# What is being asked:
Gather the lines below that include the string "matplotlib", copying each in full.

▼

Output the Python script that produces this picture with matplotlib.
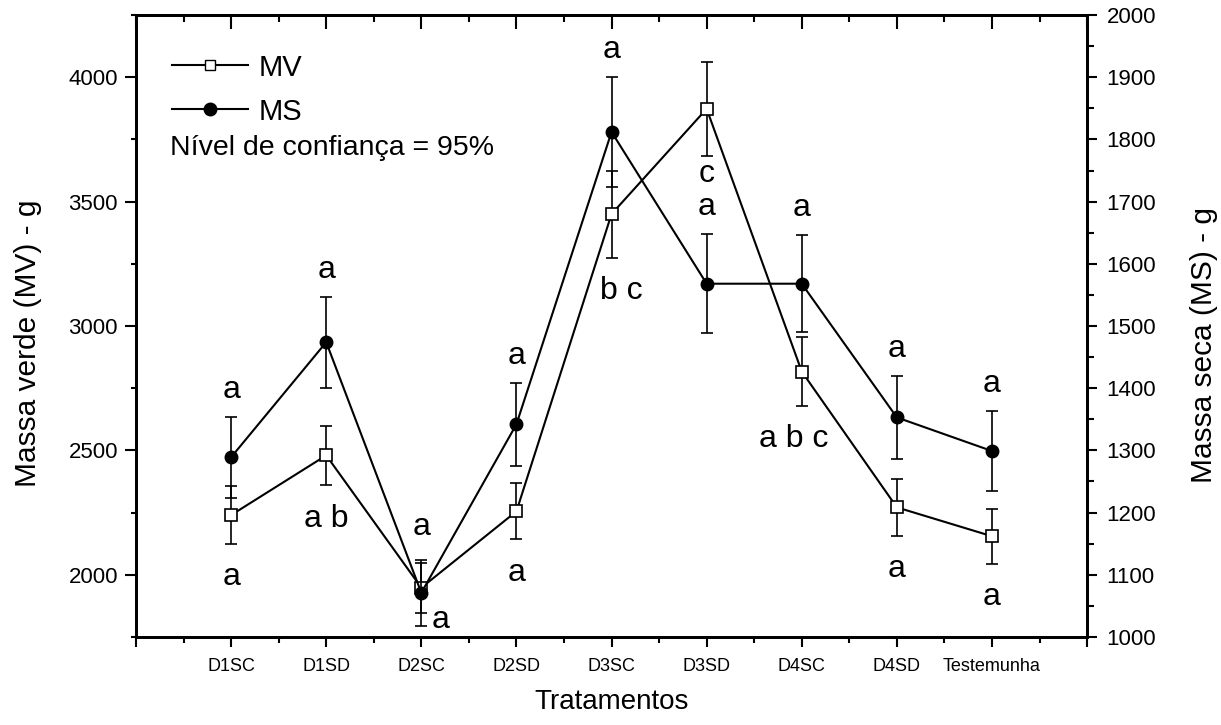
import matplotlib
matplotlib.use('Agg')
import matplotlib.pyplot as plt
from matplotlib.lines import Line2D
from matplotlib.ticker import MultipleLocator
import numpy as np

plt.rcParams['font.family'] = ['Liberation Sans', 'DejaVu Sans']

# data
categories = ['D1SC', 'D1SD', 'D2SC', 'D2SD', 'D3SC', 'D3SD', 'D4SC', 'D4SD', 'Testemunha']
mv = [2240, 2480, 1948, 2255, 3450, 3873, 2817, 2271, 2155]
mv_err = [116, 120, 100, 113, 175, 189, 137, 114, 110]
ms = [1289, 1474, 1071, 1342, 1812, 1568, 1568, 1353, 1299]
ms_err = [65, 73, 53, 67, 88, 80, 78, 67, 65]
ms_letters = ['a', 'a', 'a', 'a', 'a', 'a', 'a', 'a', 'a']
mv_letters = ['a', 'a b', 'a', 'a', 'b c', 'c', 'a b c', 'a', 'a']

x = np.arange(1, len(categories) + 1)

fig = plt.figure(figsize=(12.21, 7.25), dpi=100)
ax = fig.add_axes([0.1114, 0.1214, 0.7789, 0.8579])
ax2 = ax.twinx()

ax.errorbar(x, mv, yerr=mv_err, fmt='-s', color='black', mfc='white', mec='black',
            ms=8, mew=1.2, lw=1.5, elinewidth=1.2, capsize=4.5, capthick=1.2)
ax2.errorbar(x, ms, yerr=ms_err, fmt='-o', color='black', mfc='black', mec='black',
             ms=9, lw=1.5, elinewidth=1.2, capsize=4.5, capthick=1.2)

# letters: MS above its error bar, MV below its error bar
for i in range(len(x)):
    dy = 24 if i == 2 else 19.5
    ax2.annotate(ms_letters[i], (x[i], ms[i] + ms_err[i]), xytext=(0, dy),
                 textcoords='offset points', ha='center', va='center', fontsize=23)
    dx, dy = 0, -24
    if mv_letters[i] == 'b c':
        dx = 7
    if mv_letters[i] == 'a b c':
        dx = -6
    if mv_letters[i] == 'c':
        dy = -13
    if i == 2:
        dx, dy = 14, -5
    ax.annotate(mv_letters[i], (x[i], mv[i] - mv_err[i]), xytext=(dx, dy),
                textcoords='offset points', ha='center', va='center', fontsize=23)

ax.set_xlim(0, 10)
ax.set_ylim(1750, 4250)
ax2.set_ylim(1000, 2000)

ax.set_xticks(np.arange(0, 11), labels=[''] + categories + [''])
ax.xaxis.set_minor_locator(MultipleLocator(0.5))
ax.yaxis.set_major_locator(MultipleLocator(500))
ax.yaxis.set_minor_locator(MultipleLocator(250))
ax2.yaxis.set_major_locator(MultipleLocator(100))
ax2.yaxis.set_minor_locator(MultipleLocator(50))

ax.tick_params(axis='x', which='major', direction='out', length=7, width=1.5, pad=8, labelsize=13)
ax.tick_params(axis='x', which='minor', direction='out', length=4.5, width=1.5)
ax.tick_params(axis='y', which='major', direction='out', length=8, width=1.5, pad=5, labelsize=16)
ax.tick_params(axis='y', which='minor', direction='out', length=3.5, width=1.5)
ax2.tick_params(axis='y', which='major', direction='out', length=7, width=1.5, pad=7, labelsize=16)
ax2.tick_params(axis='y', which='minor', direction='out', length=5, width=1.5)

top = ax.secondary_xaxis('top')
top.set_xticks(np.arange(0, 11))
top.set_xticklabels([])
top.xaxis.set_minor_locator(MultipleLocator(0.5))
top.tick_params(which='major', direction='in', length=10, width=1.5)
top.tick_params(which='minor', direction='in', length=5, width=1.5)

for a in (ax, ax2):
    for s in a.spines.values():
        s.set_linewidth(2)
top.spines['top'].set_linewidth(2)

ax.set_ylabel('Massa verde (MV) - g', fontsize=21.5)
ax.yaxis.set_label_coords(-0.099, 0.473)
ax2.set_ylabel('Massa seca (MS) - g', fontsize=21.5)
ax2.yaxis.set_label_coords(1.108, 0.469)
ax.set_xlabel('Tratamentos', fontsize=20, labelpad=10)

handles = [Line2D([], [], color='black', lw=1.5, marker='s', mfc='white', mec='black', ms=7),
           Line2D([], [], color='black', lw=1.5, marker='o', mfc='black', mec='black', ms=9)]
ax2.legend(handles, ['MV', 'MS'], loc='upper left', bbox_to_anchor=(0.038, 0.938),
           frameon=False, fontsize=21, handlelength=2.6, handletextpad=0.35,
           labelspacing=0.55, borderaxespad=0, borderpad=0)
ax2.text(0.036, 0.786, 'Nível de confiança = 95%', transform=ax2.transAxes,
         fontsize=20.5, ha='left', va='center')

fig.savefig('out.png', dpi=100)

▲

# In response:
Output the Python script that produces this picture with matplotlib.
import matplotlib
matplotlib.use('Agg')
import matplotlib.pyplot as plt
from matplotlib.lines import Line2D
from matplotlib.ticker import MultipleLocator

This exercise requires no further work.